Question

How do you find the interval of convergence for a power series?

Answer 1

In the above question you were asked to find the interval of convergence for a power series. For solving this problem you will need the ratio test. The ratio test states that if L < 1 then the series is converging and if L > 1 then it is divergent. So let us see how we can solve this problem.

Complete Step by Step Solution:
In the given question we have to find the interval of convergence for a power series. We will solve this problem using the ratio test
By Ratio Test,
$\Rightarrow \mathop {\lim }\limits_{n \to \infty } |\dfrac{{{a_n} + 1}}{{{a_n}}}| = \mathop {\lim }\limits_{n \to \infty } |\dfrac{{{x^{n + 1}}}}{{n + 1}}.\dfrac{n}{{{x^n}}}| = |x|\mathop {\lim }\limits_{x \to \infty } \dfrac{n}{{n + 1}}$
$= |x|.1 = |x| < 1 \Rightarrow - 1 < x < 1$
It means that the power series converges on (-1, 1).
Now, we will check if the power series converges at x = -1 and x = 1.
The power series becomes alternating harmonic series when x = -1
$=\sum\limits_{n = 0}^\infty {\dfrac{{{{( - 1)}^n}}}{n}}$
which is convergent. So, x = 1 should be considered.
The power series becomes the harmonic series when x = 1
$=\sum\limits_{n = 0}^\infty {\dfrac{1}{n}}$
which is divergent. So, x = 1 should not be considered.
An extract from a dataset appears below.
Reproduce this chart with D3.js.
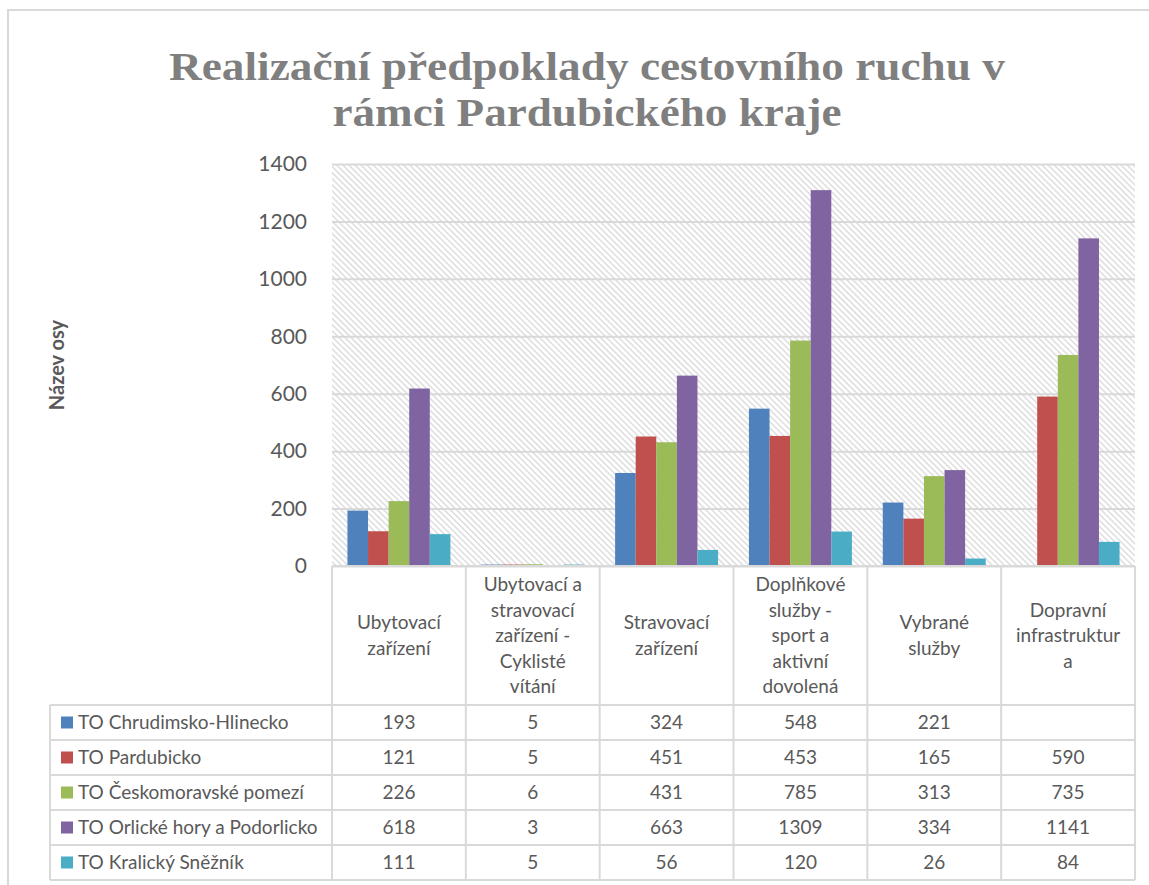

Therefore, the interval of convergence is [-1, 1).

Note:
In the above solution we checked for two endpoints of x. For x = -1 the series was convergent and for x = 1 the series was divergent. Because of which we give the opening square “[” bracket for -1 and closed circular “)” bracket for 1. Also, as in integer -1 lies before 1 which is why we put -1 before 1 in the interval [-1, 1).